@Joriz, thanks for the feedback.
I agree completely removing users ability to change document root sounds tempting. I mean as a way of preventing them of from causing themselves some problems by accident. However this approach takes away a very important feature from a more advanced users. Depending on their website framework or just code-base in general it might be necessary for them to be able to change document root.
We are trying to make it best for both types of users by making docroot change operation is as much foolproof as possible but still allowing it. For example - DA will refuse to change docroot to a non-existing directory. If directory is removed afterwards DA will revert to using the default docrtoot directory (at config regenerate stage).
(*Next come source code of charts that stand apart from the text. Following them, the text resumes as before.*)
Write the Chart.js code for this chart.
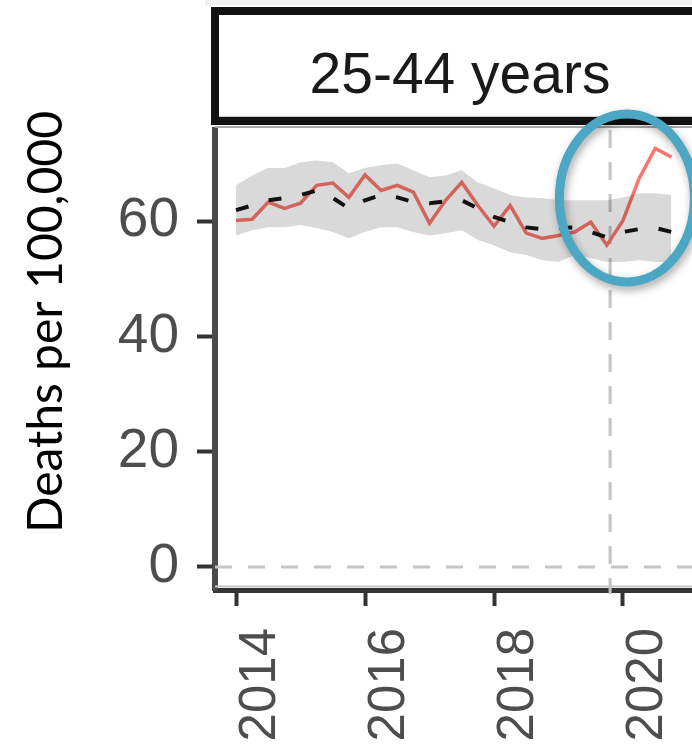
<!DOCTYPE html>
<html>
<head>
<meta charset="utf-8">
<script src="https://cdn.jsdelivr.net/npm/chart.js@4.4.1/dist/chart.umd.min.js"></script>
<style>
  html, body { margin: 0; padding: 0; background: #fff; overflow: hidden; }
  #wrap { width: 720px; height: 750px; }
</style>
</head>
<body>
<div id="wrap"><canvas id="myChart" width="720" height="750"></canvas></div>
<script>
// quarterly deaths per 100,000, 25-44 years
const periods = [
    '2014-Q1', '2014-Q2', '2014-Q3', '2014-Q4',
    '2015-Q1', '2015-Q2', '2015-Q3', '2015-Q4',
    '2016-Q1', '2016-Q2', '2016-Q3', '2016-Q4',
    '2017-Q1', '2017-Q2', '2017-Q3', '2017-Q4',
    '2018-Q1', '2018-Q2', '2018-Q3', '2018-Q4',
    '2019-Q1', '2019-Q2', '2019-Q3', '2019-Q4',
    '2020-Q1', '2020-Q2', '2020-Q3', '2020-Q4'
];
const observed = [
    60.1, 60.3, 63.3, 62.2, 63.1, 66.2, 66.6, 64.1,
    68.0, 65.3, 66.2, 65.0, 59.6, 63.6, 66.7, 62.7,
    59.1, 62.7, 57.9, 57.0, 57.5, 58.1, 59.8, 55.8,
    60.1, 67.4, 72.6, 71.1
];
const expected = [
    61.9, 62.7, 63.6, 64.0, 64.5, 65.3, 64.0, 62.2,
    63.6, 64.5, 64.1, 63.3, 63.1, 63.4, 63.6, 62.2,
    60.7, 59.8, 58.9, 58.6, 58.8, 58.9, 58.1, 57.2,
    58.1, 58.6, 58.8, 58.1
];
const upperBound = [
    66.2, 67.9, 69.2, 69.2, 70.2, 70.5, 70.2, 68.3,
    69.2, 69.7, 70.0, 68.8, 67.6, 67.9, 68.8, 66.7,
    65.7, 64.5, 64.1, 64.0, 63.6, 63.6, 63.6, 63.6,
    64.1, 64.8, 64.8, 64.5
];
const lowerBound = [
    57.5, 58.4, 58.9, 58.9, 59.3, 58.8, 58.1, 57.0,
    58.1, 58.9, 58.9, 58.1, 57.5, 57.9, 58.4, 56.7,
    55.8, 54.6, 54.1, 53.2, 52.9, 54.1, 53.6, 52.9,
    52.9, 53.2, 52.9, 52.9
];
const xTickValues = [2014, 2016, 2018, 2020];
const yTickValues = [0, 20, 40, 60];
const panelTitle = '25-44 years';
const yAxisTitle = 'Deaths per 100,000';
const pandemicLine = 2019.8;
const highlightCenter = {x: 2020.06, y: 64.0};

const periodToYear = p => Number(p.slice(0, 4)) + (Number(p.slice(6)) - 1) / 4;
const toPoints = values => values.map((v, i) => ({x: periodToYear(periods[i]), y: v}));

const tickFont = 'Liberation Sans, Arial, sans-serif';

const decorations = {
    id: 'decorations',
    beforeDatasetsDraw(chart) {
        const ctx = chart.ctx;
        const area = chart.chartArea;
        const xs = chart.scales.x, ys = chart.scales.y;
        ctx.save();
        ctx.strokeStyle = '#c4c4c4';
        ctx.lineWidth = 3;
        ctx.setLineDash([17, 16]);
        const y0 = ys.getPixelForValue(0);
        ctx.beginPath();
        ctx.moveTo(area.left, y0);
        ctx.lineTo(area.right, y0);
        ctx.stroke();
        const xv = xs.getPixelForValue(pandemicLine);
        ctx.setLineDash([18, 14]);
        ctx.beginPath();
        ctx.moveTo(xv, area.top);
        ctx.lineTo(xv, area.bottom + 4);
        ctx.stroke();
        ctx.restore();
    },
    afterDraw(chart) {
        const ctx = chart.ctx;
        const area = chart.chartArea;
        const xs = chart.scales.x, ys = chart.scales.y;
        ctx.save();

        // faint band above strip
        ctx.fillStyle = '#efefef';
        ctx.fillRect(205, 0, chart.width, 5);

        // panel bottom border
        ctx.strokeStyle = '#c4c4c4';
        ctx.lineWidth = 2;
        ctx.beginPath();
        ctx.moveTo(area.left, area.bottom - 3.5);
        ctx.lineTo(area.right, area.bottom - 3.5);
        ctx.stroke();

        // strip box
        ctx.fillStyle = '#fff';
        ctx.fillRect(215, 11, chart.width, 110);
        ctx.strokeStyle = '#999';
        ctx.lineWidth = 3;
        ctx.beginPath();
        ctx.moveTo(215, 118);
        ctx.lineTo(chart.width + 10, 118);
        ctx.stroke();
        ctx.strokeStyle = '#111';
        ctx.lineWidth = 8;
        ctx.strokeRect(215, 11, chart.width, 110);
        ctx.strokeStyle = '#aaa';
        ctx.lineWidth = 2;
        ctx.beginPath();
        ctx.moveTo(215, 127);
        ctx.lineTo(chart.width + 10, 127);
        ctx.stroke();

        ctx.fillStyle = '#1a1a1a';
        ctx.font = '57px ' + tickFont;
        ctx.textAlign = 'center';
        ctx.textBaseline = 'alphabetic';
        ctx.fillText(panelTitle, 460, 93);

        // y axis title
        ctx.save();
        ctx.translate(62, 322);
        ctx.rotate(-Math.PI / 2);
        ctx.fillStyle = '#000';
        ctx.font = '48px Lato, "Noto Sans", sans-serif';
        ctx.textAlign = 'center';
        ctx.textBaseline = 'alphabetic';
        ctx.fillText(yAxisTitle, 0, 0);
        ctx.restore();

        // highlight ellipse
        const cx = xs.getPixelForValue(highlightCenter.x);
        const cy = ys.getPixelForValue(highlightCenter.y);
        ctx.shadowColor = 'rgba(0,0,0,0.35)';
        ctx.shadowBlur = 8;
        ctx.shadowOffsetX = 2;
        ctx.shadowOffsetY = 4;
        ctx.strokeStyle = '#4ba7c3';
        ctx.lineWidth = 9;
        ctx.beginPath();
        ctx.ellipse(cx, cy, 67.5, 84, 0, 0, Math.PI * 2);
        ctx.stroke();
        ctx.restore();
    }
};

const config = {
    type: 'line',
    data: {
        datasets: [
            {
                label: 'Expected',
                data: toPoints(expected),
                borderColor: '#111',
                borderWidth: 4,
                borderDash: [13, 21],
                pointRadius: 0,
                fill: false,
            },
            {
                label: 'Upper',
                data: toPoints(upperBound),
                borderColor: 'transparent',
                borderWidth: 1,
                pointRadius: 0,
                fill: '+1',
                backgroundColor: 'rgba(0, 0, 0, 0.15)',
            },
            {
                label: 'Lower',
                data: toPoints(lowerBound),
                borderColor: 'transparent',
                borderWidth: 1,
                pointRadius: 0,
                fill: false,
            },
            {
                label: 'Observed',
                data: toPoints(observed),
                borderColor: '#F8766D',
                borderWidth: 3.5,
                pointRadius: 0,
                fill: false,
            }
        ]
    },
    options: {
        responsive: false,
        animation: false,
        layout: {padding: {top: 130, left: 0, right: 0, bottom: 0}},
        plugins: {
            legend: {display: false},
            tooltip: {enabled: false},
        },
        scales: {
            x: {
                type: 'linear',
                min: 2013.674,
                max: 2021.504,
                afterBuildTicks: axis => { axis.ticks = xTickValues.map(v => ({value: v})); },
                afterFit: scale => { scale.height = 160; },
                grid: {drawOnChartArea: false, drawTicks: true, tickLength: 16, tickWidth: 4, tickColor: '#333'},
                border: {display: true, color: '#333', width: 5},
                ticks: {
                    autoSkip: false,
                    minRotation: 90,
                    maxRotation: 90,
                    padding: 22,
                    labelOffset: 25,
                    color: '#4d4d4d',
                    font: {family: tickFont, size: 51},
                    callback: v => String(v),
                },
            },
            y: {
                min: -4,
                max: 75.79,
                afterBuildTicks: axis => { axis.ticks = yTickValues.map(v => ({value: v})); },
                afterFit: scale => { scale.width = 215; },
                grid: {drawOnChartArea: false, drawTicks: true, tickLength: 18, tickWidth: 4, tickColor: '#333'},
                border: {display: true, color: '#4a4a4a', width: 6},
                ticks: {
                    padding: 18,
                    color: '#4d4d4d',
                    font: {family: tickFont, size: 55},
                    callback: v => String(v),
                },
            }
        }
    },
    plugins: [decorations]
};

const myChart = new Chart(document.getElementById('myChart').getContext('2d'), config);
</script>
</body>
</html>
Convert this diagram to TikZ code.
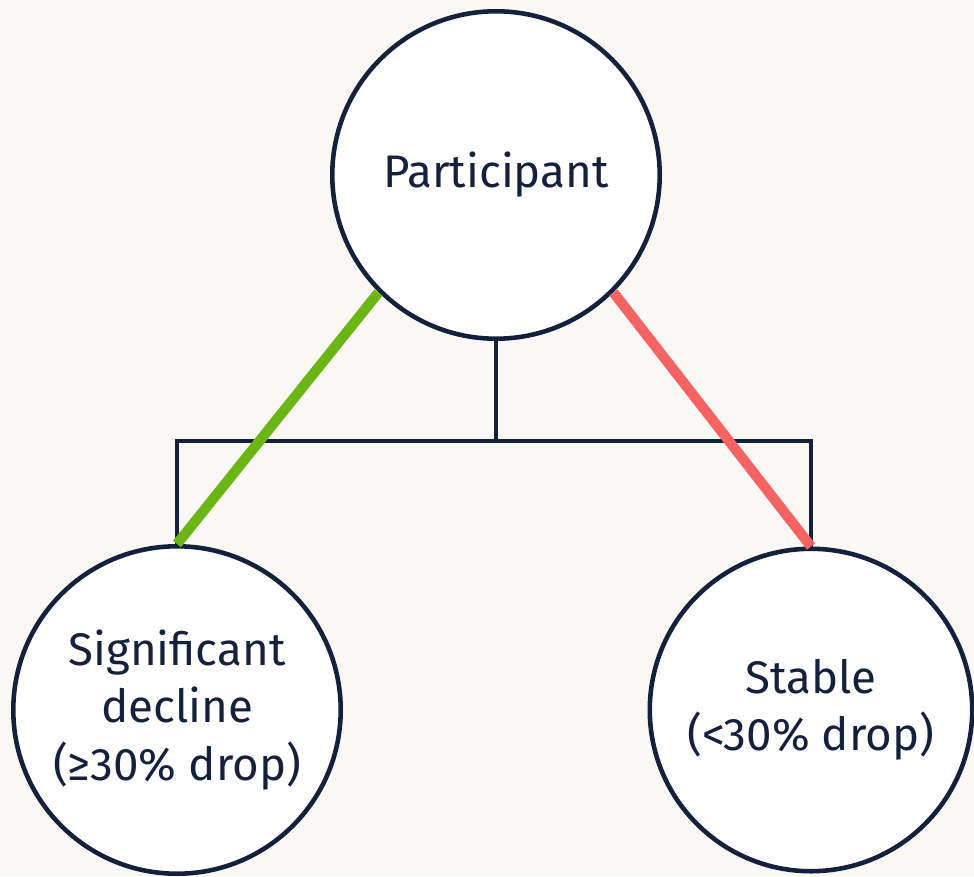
\documentclass[tikz,border=0pt]{standalone}
\usepackage{fontspec}
\setmainfont{Fira Sans}
\usetikzlibrary{positioning,calc}
\definecolor{PanelNavy}{HTML}{14213D}
\definecolor{PanelGreen}{HTML}{6BB515}
\definecolor{PanelRed}{HTML}{F76363}
\definecolor{PanelBack}{HTML}{F9F8F5}

\begin{document}
\begin{tikzpicture}[x=0.02cm,y=-0.02cm,
 group/.style={circle,draw=PanelNavy,fill=white,line width=2.6pt,
 minimum size=6.55cm,inner sep=0pt,align=center,text=PanelNavy,
 font=\fontsize{26}{32.5}\selectfont},
 tree/.style={draw=PanelNavy,line width=2.1pt},
 branch/.style={line width=5.8pt}]
\fill[PanelBack] (0,0) rectangle (974,876);
\useasboundingbox (0,0) rectangle (974,876);
\node[group] (part) at (496,175) {Participant};
\node[group] (decl) at (177,710) {Significant\\decline\\(≥30\% drop)};
\node[group,minimum size=6.45cm] (stab) at (811,710) {Stable\\(<30\% drop)};
\coordinate (bar) at (496,441);
% tree connector
\draw[tree] (part.south) -- (bar);
\draw[tree] (decl.north) |- (bar) -| (stab.north);
% coloured branches
\draw[branch,PanelGreen] (part.south west) -- (decl.north);
\draw[branch,PanelRed] (part.south east) -- (stab.north);
\end{tikzpicture}
\end{document}
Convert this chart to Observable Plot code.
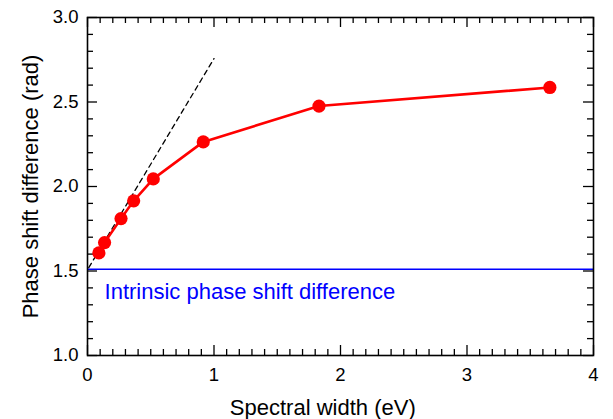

I must admit - making default subdomain docroot something configurable (in
directadmin.conf
) is a fair feature request. Still we are a bit reluctant to jump on it right away. Key reason behind it is because there is no easy way to express default subdomain docroot location as a simple string. It contains variable parts like domain, full subdomain, subdomain prefix. It would mean introducing some kind of placeholders system or mini template system just to parse this one option. If there would be a really strong use case for it we could reconsider, but right now I think the complexity involved in making it configurable is not worth the benefits it gives.
My opinion is that it would be ideal just to stop worrying about the document root location and embrace the idea that it can be changed. Meaning we should not really force any structure on it. Old accounts will have their docroots in old location, new accounts in new location, advanced users will most likely use completely custom location. As long as DA is aware of where it is it will be fine.
From the operational complexity there is nothing to worry about. DirectAdmin takes care of setting
SDOCROOT
to the actual subdomain document root. So as long as you use tokens (not hard-coded paths) in config templates everything should will be fine.
Hope this gives some insight in how we see this issue.